━━━━━ Data
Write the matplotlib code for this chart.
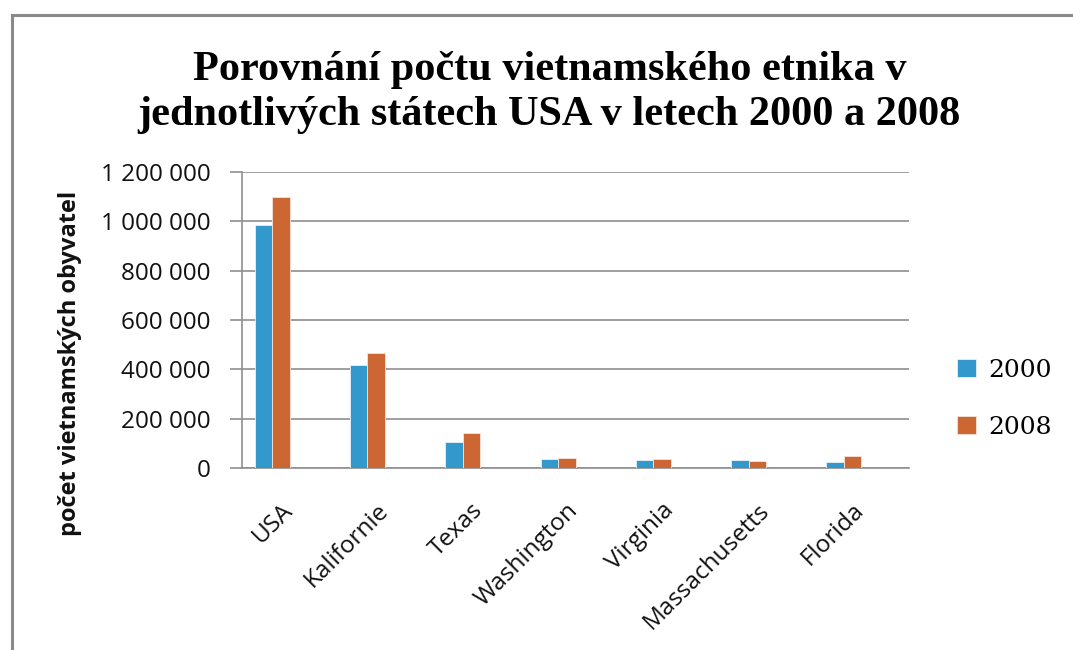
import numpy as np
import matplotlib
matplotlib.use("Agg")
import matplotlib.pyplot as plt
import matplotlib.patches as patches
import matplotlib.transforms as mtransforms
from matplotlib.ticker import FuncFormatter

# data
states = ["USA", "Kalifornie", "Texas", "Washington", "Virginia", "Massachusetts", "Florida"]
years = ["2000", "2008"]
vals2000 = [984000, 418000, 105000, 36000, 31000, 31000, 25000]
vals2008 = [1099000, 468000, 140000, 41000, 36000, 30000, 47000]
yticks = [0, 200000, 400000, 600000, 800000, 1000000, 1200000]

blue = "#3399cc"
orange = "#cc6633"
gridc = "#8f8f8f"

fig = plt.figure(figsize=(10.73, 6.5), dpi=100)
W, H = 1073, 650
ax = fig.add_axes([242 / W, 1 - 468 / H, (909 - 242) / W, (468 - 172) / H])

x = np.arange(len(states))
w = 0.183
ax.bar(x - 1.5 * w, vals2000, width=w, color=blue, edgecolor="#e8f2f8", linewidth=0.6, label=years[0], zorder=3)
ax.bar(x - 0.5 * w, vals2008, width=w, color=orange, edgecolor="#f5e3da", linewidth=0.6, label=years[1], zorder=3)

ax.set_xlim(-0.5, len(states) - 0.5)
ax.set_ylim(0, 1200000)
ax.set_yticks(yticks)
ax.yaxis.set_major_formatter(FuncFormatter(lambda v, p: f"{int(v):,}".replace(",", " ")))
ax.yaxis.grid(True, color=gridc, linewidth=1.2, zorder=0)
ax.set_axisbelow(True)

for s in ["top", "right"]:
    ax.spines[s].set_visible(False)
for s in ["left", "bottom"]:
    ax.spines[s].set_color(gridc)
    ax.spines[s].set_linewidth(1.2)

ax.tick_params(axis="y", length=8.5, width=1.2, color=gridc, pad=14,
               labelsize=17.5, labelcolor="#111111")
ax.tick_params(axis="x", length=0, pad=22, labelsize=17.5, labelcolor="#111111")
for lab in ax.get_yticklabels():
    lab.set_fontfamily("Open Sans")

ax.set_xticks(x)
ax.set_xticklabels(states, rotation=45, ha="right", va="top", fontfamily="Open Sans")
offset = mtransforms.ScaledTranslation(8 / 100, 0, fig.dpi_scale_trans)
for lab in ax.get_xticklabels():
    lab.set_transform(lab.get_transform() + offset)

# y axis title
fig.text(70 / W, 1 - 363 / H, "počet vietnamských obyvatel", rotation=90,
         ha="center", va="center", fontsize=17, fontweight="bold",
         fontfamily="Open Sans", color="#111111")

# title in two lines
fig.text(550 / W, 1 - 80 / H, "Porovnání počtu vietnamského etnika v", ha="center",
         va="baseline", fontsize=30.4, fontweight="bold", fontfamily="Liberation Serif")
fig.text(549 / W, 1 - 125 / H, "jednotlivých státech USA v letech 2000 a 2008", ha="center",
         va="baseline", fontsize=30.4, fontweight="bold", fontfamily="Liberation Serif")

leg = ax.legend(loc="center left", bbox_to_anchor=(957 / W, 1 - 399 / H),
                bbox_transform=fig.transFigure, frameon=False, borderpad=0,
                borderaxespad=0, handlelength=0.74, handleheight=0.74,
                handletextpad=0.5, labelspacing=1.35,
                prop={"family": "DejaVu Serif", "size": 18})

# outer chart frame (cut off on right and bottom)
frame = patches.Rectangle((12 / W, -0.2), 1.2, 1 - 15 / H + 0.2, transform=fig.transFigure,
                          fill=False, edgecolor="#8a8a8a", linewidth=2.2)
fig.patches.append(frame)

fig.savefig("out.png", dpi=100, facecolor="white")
━━━━━━━━━━
**Problem description**
Reproduce the data above word for word from its first line through the line that holds "from matplotlib.ticker import FuncFormatter", both ends included; skip pictures.

**Response to the task**
Write the matplotlib code for this chart.
import numpy as np
import matplotlib
matplotlib.use("Agg")
import matplotlib.pyplot as plt
import matplotlib.patches as patches
import matplotlib.transforms as mtransforms
from matplotlib.ticker import FuncFormatter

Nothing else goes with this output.